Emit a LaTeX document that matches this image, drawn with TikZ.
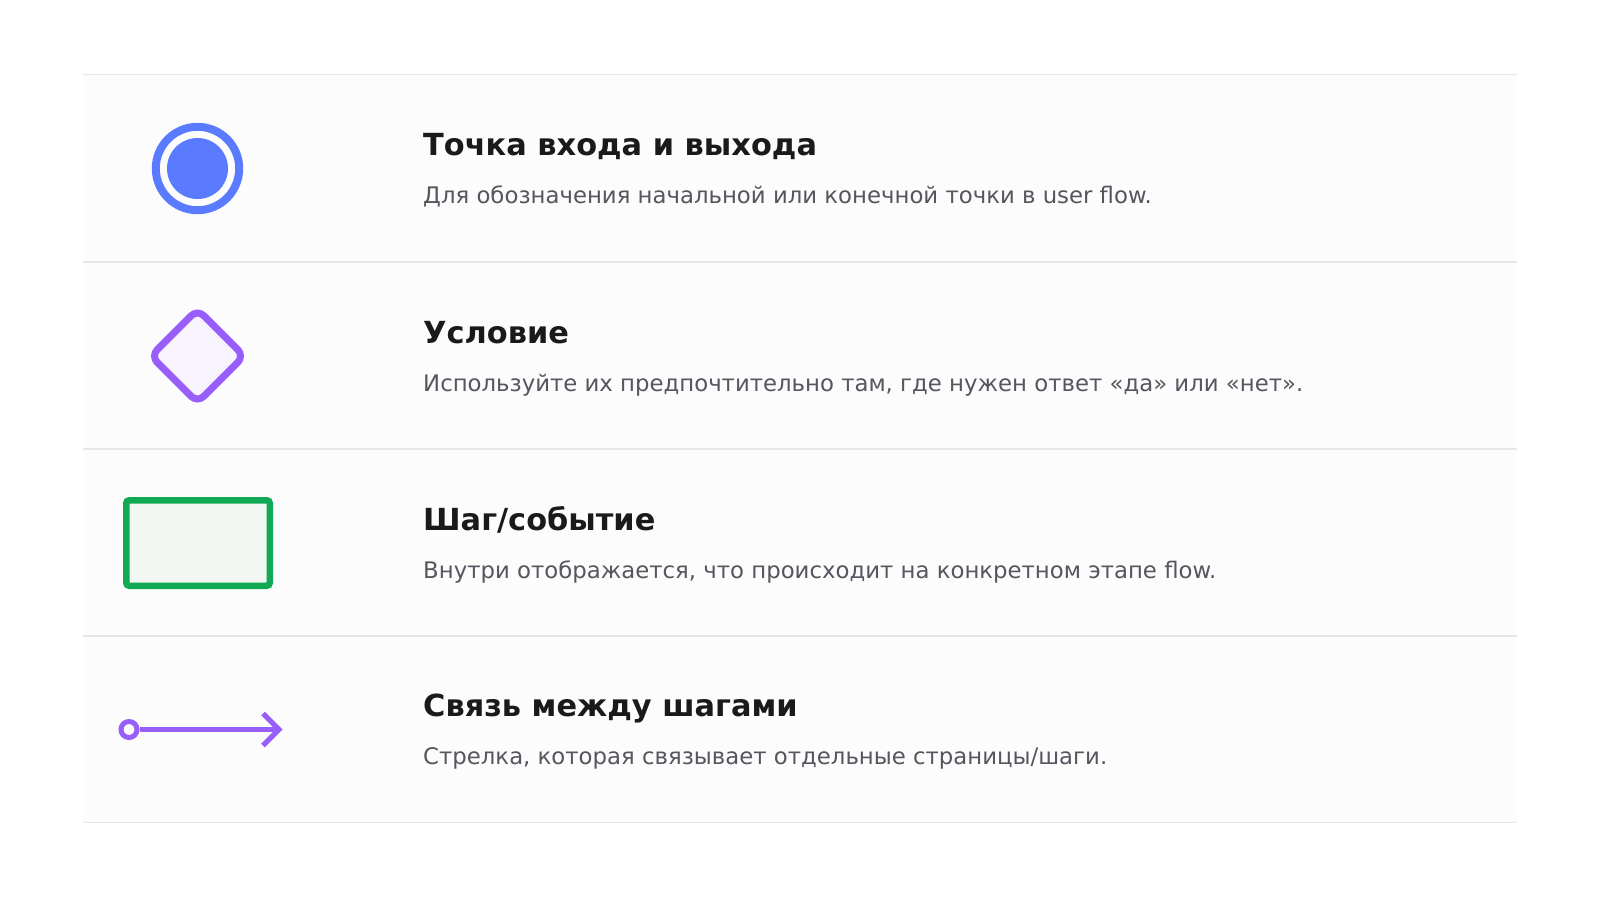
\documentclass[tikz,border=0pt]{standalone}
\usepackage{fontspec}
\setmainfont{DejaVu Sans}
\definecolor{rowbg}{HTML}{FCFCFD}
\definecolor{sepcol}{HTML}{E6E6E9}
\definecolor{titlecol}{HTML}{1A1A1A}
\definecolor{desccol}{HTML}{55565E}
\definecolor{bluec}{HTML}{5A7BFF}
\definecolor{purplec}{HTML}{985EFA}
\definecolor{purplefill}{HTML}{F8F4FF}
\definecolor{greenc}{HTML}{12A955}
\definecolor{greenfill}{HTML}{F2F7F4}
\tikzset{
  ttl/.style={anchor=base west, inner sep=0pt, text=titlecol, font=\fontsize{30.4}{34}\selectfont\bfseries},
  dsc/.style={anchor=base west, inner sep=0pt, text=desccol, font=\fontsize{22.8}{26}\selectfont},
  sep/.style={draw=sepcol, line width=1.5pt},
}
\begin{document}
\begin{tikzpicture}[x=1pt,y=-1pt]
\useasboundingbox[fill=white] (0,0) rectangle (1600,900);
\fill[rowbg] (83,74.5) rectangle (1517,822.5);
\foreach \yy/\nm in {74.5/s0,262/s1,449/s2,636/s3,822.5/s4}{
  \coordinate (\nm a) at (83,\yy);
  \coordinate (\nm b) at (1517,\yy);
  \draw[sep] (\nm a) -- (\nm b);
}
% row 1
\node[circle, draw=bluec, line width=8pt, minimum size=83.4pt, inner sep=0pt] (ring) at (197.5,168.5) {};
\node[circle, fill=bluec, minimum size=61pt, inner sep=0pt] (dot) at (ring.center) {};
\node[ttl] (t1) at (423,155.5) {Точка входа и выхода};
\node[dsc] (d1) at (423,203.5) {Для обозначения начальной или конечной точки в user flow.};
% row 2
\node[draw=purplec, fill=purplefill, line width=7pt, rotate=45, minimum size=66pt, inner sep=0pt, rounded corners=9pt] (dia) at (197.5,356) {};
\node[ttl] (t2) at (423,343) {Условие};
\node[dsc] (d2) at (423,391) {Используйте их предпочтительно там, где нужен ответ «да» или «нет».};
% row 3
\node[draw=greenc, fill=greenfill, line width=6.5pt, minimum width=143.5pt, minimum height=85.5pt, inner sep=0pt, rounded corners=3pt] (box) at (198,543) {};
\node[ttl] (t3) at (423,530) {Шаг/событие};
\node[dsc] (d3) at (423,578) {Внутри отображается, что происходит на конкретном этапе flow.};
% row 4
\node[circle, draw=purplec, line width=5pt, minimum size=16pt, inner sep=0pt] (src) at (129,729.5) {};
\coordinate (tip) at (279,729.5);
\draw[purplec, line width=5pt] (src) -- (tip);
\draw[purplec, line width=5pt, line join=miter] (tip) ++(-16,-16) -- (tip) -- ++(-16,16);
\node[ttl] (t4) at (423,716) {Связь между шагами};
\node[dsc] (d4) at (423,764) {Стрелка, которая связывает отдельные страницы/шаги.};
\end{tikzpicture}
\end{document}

# Job
Repeat the material above in full and exactly, apart from the pictures.

# Answer to this exercise
Emit a LaTeX document that matches this image, drawn with TikZ.
\documentclass[tikz,border=0pt]{standalone}
\usepackage{fontspec}
\setmainfont{DejaVu Sans}
\definecolor{rowbg}{HTML}{FCFCFD}
\definecolor{sepcol}{HTML}{E6E6E9}
\definecolor{titlecol}{HTML}{1A1A1A}
\definecolor{desccol}{HTML}{55565E}
\definecolor{bluec}{HTML}{5A7BFF}
\definecolor{purplec}{HTML}{985EFA}
\definecolor{purplefill}{HTML}{F8F4FF}
\definecolor{greenc}{HTML}{12A955}
\definecolor{greenfill}{HTML}{F2F7F4}
\tikzset{
  ttl/.style={anchor=base west, inner sep=0pt, text=titlecol, font=\fontsize{30.4}{34}\selectfont\bfseries},
  dsc/.style={anchor=base west, inner sep=0pt, text=desccol, font=\fontsize{22.8}{26}\selectfont},
  sep/.style={draw=sepcol, line width=1.5pt},
}
\begin{document}
\begin{tikzpicture}[x=1pt,y=-1pt]
\useasboundingbox[fill=white] (0,0) rectangle (1600,900);
\fill[rowbg] (83,74.5) rectangle (1517,822.5);
\foreach \yy/\nm in {74.5/s0,262/s1,449/s2,636/s3,822.5/s4}{
  \coordinate (\nm a) at (83,\yy);
  \coordinate (\nm b) at (1517,\yy);
  \draw[sep] (\nm a) -- (\nm b);
}
% row 1
\node[circle, draw=bluec, line width=8pt, minimum size=83.4pt, inner sep=0pt] (ring) at (197.5,168.5) {};
\node[circle, fill=bluec, minimum size=61pt, inner sep=0pt] (dot) at (ring.center) {};
\node[ttl] (t1) at (423,155.5) {Точка входа и выхода};
\node[dsc] (d1) at (423,203.5) {Для обозначения начальной или конечной точки в user flow.};
% row 2
\node[draw=purplec, fill=purplefill, line width=7pt, rotate=45, minimum size=66pt, inner sep=0pt, rounded corners=9pt] (dia) at (197.5,356) {};
\node[ttl] (t2) at (423,343) {Условие};
\node[dsc] (d2) at (423,391) {Используйте их предпочтительно там, где нужен ответ «да» или «нет».};
% row 3
\node[draw=greenc, fill=greenfill, line width=6.5pt, minimum width=143.5pt, minimum height=85.5pt, inner sep=0pt, rounded corners=3pt] (box) at (198,543) {};
\node[ttl] (t3) at (423,530) {Шаг/событие};
\node[dsc] (d3) at (423,578) {Внутри отображается, что происходит на конкретном этапе flow.};
% row 4
\node[circle, draw=purplec, line width=5pt, minimum size=16pt, inner sep=0pt] (src) at (129,729.5) {};
\coordinate (tip) at (279,729.5);
\draw[purplec, line width=5pt] (src) -- (tip);
\draw[purplec, line width=5pt, line join=miter] (tip) ++(-16,-16) -- (tip) -- ++(-16,16);
\node[ttl] (t4) at (423,716) {Связь между шагами};
\node[dsc] (d4) at (423,764) {Стрелка, которая связывает отдельные страницы/шаги.};
\end{tikzpicture}
\end{document}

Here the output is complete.